Extract exactly the run of lines starting at the line that holds "Convert this chart to matplotlib code." and ending at the line that holds "puzzle_high = [45.86, 43.60, 42.35, 40.95, 41.14, 46.56]", both included.

[start PROVIDED RECORDS]

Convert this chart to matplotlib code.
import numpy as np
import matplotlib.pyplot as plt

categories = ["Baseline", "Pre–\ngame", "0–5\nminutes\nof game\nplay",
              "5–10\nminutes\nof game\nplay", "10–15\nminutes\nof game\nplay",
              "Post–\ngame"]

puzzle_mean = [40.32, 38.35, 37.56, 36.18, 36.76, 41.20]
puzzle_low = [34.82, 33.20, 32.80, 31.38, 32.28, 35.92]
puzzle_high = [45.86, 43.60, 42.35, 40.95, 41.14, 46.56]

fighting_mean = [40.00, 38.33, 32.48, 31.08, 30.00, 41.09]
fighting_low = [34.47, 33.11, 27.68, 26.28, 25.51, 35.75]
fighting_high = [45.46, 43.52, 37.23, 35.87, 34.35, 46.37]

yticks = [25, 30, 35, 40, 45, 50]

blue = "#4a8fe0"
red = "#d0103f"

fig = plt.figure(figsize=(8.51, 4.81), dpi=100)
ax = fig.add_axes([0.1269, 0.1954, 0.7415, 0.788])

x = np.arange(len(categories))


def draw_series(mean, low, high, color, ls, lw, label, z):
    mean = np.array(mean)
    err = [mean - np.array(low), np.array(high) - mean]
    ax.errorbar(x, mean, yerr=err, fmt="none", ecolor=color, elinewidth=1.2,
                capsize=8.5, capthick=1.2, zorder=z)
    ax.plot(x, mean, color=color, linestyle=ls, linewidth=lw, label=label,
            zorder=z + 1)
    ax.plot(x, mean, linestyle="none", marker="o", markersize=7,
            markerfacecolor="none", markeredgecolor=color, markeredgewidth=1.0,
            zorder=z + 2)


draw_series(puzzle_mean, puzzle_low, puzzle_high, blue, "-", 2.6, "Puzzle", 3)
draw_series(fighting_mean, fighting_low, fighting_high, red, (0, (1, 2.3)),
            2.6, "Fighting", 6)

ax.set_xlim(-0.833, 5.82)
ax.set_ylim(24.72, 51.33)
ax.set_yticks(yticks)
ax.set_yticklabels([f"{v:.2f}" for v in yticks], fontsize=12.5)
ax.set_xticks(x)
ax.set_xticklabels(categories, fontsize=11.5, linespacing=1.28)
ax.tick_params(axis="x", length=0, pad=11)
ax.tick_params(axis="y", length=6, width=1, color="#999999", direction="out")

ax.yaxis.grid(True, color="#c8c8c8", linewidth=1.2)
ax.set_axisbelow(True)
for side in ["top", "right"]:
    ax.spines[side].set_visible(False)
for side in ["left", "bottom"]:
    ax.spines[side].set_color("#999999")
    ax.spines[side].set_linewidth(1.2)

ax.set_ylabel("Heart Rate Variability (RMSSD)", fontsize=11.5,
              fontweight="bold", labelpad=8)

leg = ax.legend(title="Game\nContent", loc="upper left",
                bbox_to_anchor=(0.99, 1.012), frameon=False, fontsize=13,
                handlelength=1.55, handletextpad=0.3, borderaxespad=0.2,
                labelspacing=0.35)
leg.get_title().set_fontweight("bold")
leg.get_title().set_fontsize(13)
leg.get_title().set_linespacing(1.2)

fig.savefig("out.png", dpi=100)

[end PROVIDED RECORDS]
[start PROVIDED RECORDS]

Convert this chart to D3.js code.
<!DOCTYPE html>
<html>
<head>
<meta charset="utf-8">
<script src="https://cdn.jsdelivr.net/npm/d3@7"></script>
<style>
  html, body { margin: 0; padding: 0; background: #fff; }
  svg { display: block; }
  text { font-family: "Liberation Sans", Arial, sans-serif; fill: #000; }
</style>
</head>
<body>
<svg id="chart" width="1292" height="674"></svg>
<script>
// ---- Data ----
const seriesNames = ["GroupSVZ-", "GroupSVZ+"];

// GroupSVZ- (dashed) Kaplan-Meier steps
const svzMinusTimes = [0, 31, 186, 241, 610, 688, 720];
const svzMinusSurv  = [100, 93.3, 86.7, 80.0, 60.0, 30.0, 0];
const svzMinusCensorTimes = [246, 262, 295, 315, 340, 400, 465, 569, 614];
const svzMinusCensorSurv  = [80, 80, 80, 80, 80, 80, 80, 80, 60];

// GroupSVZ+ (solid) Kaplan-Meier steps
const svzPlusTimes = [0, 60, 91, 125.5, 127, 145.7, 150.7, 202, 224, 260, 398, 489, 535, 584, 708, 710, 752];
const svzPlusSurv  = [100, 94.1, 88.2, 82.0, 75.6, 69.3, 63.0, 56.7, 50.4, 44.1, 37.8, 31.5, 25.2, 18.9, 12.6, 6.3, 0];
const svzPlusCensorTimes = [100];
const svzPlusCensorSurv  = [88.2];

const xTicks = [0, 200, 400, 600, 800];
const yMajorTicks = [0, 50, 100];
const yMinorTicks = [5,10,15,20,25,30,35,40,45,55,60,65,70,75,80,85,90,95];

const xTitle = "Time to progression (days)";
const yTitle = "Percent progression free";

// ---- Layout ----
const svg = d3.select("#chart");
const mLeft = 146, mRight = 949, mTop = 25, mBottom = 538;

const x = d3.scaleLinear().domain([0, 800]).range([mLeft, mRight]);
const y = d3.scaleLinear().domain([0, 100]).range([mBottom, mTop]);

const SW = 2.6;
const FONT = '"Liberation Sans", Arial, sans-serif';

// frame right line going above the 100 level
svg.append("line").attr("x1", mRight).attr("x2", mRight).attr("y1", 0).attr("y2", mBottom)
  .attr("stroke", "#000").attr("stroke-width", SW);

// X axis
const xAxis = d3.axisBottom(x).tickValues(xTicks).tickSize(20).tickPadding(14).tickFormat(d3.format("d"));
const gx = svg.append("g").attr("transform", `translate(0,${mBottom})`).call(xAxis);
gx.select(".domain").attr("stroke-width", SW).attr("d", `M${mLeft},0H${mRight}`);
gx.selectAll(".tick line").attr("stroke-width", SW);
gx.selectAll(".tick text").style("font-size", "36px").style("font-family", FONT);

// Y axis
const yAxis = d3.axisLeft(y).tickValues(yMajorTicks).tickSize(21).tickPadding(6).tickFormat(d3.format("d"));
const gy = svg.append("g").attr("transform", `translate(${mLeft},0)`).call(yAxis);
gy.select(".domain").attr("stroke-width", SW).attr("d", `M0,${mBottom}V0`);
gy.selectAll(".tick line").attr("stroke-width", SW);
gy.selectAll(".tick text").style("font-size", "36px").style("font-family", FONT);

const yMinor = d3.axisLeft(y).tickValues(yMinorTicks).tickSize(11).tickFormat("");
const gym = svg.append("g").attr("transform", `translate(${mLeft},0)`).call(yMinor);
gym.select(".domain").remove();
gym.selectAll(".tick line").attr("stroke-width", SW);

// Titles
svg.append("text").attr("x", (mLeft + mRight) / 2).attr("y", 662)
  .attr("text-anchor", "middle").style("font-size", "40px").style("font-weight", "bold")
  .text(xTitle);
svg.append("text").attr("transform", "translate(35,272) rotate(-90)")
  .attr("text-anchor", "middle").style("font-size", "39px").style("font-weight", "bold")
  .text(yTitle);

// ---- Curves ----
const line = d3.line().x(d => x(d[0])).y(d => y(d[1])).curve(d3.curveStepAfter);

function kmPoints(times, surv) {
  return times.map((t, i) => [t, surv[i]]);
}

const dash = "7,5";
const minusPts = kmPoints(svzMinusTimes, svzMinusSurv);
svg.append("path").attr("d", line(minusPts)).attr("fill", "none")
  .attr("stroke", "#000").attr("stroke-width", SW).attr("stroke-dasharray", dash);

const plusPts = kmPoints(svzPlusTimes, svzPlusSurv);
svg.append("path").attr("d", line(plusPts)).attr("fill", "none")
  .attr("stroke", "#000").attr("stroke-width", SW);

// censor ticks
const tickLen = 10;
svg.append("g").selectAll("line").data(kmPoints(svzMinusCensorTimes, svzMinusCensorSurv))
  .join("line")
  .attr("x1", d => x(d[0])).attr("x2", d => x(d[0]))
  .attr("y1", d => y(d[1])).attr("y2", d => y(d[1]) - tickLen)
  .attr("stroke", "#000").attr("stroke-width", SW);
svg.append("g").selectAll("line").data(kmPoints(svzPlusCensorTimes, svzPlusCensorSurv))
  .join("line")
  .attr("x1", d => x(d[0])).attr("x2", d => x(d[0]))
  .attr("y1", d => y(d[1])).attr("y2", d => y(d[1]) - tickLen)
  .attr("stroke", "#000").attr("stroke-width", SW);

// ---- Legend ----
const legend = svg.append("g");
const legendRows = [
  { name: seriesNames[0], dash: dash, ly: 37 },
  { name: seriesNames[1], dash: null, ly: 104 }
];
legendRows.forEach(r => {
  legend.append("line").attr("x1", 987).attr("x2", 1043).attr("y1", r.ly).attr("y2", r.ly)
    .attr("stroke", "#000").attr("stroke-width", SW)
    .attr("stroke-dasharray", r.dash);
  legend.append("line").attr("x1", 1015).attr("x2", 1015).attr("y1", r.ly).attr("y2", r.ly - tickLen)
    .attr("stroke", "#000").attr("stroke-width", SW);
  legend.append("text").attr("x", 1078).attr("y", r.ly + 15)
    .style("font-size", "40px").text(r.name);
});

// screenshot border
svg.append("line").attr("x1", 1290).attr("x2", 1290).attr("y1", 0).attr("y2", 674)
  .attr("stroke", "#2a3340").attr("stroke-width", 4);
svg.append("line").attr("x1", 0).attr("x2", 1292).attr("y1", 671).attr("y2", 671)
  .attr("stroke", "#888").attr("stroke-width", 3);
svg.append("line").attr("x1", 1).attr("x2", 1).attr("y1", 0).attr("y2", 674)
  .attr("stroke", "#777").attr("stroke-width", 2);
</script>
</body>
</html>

[end PROVIDED RECORDS]

* [RESPONSE]
Convert this chart to matplotlib code.
import numpy as np
import matplotlib.pyplot as plt

categories = ["Baseline", "Pre–\ngame", "0–5\nminutes\nof game\nplay",
              "5–10\nminutes\nof game\nplay", "10–15\nminutes\nof game\nplay",
              "Post–\ngame"]

puzzle_mean = [40.32, 38.35, 37.56, 36.18, 36.76, 41.20]
puzzle_low = [34.82, 33.20, 32.80, 31.38, 32.28, 35.92]
puzzle_high = [45.86, 43.60, 42.35, 40.95, 41.14, 46.56]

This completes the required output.